En los años 90 el número máximo de integrantes por cooperativa fue reducido por ley y con ello la viabilidad de implementar servicios adicionales a las viviendas, en tanto la violencia ciudadana fue incrementándose de forma sostenida hasta el presente.
La violencia y el miedo concomitante constituyen un obstáculo importante para la integración social, como también lo es, como dijimos, promover una exhibición constante de hechos violentos o las medidas de represión incrementales por parte del Estado. Ninguna sociedad se integra a los golpes.
No obstante, estimamos ha existido insuficiencia en la implementación de políticas urbanas para el combate a la segregación residencial, tema cuyo tratamiento excede las posibilidades de este artículo, pero no podemos omitir la referencia a un sur y un norte en la configuración de nuestra ciudad, que trasciende la ubicación territorial de quienes la habitan.
La posibilidad de la transformación
La ciudad no es sólo producto de su construcción material, no es exclusivo patrimonio de urbanistas; es también una construcción sociocultural producto de la vida cotidiana de quienes la transitan, aprecian, valoran y habitan.
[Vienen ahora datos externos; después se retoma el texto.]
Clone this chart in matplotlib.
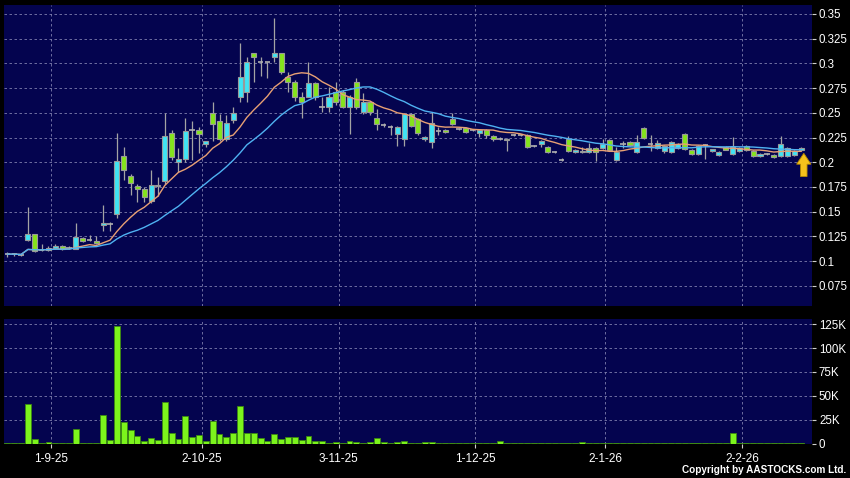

Es un patrimonio compartido que hemos heredado de las generaciones que nos han precedido y que legaremos a las generaciones futuras, pero, sobre todo, es el lugar donde vivimos hoy.
No permitamos que termine convirtiéndose en un no lugar, categoría acuñada por el antropólogo Marc Augé, donde solo sucede lo efímero y no quedan huellas. Que nuestra huella sea un nosotros.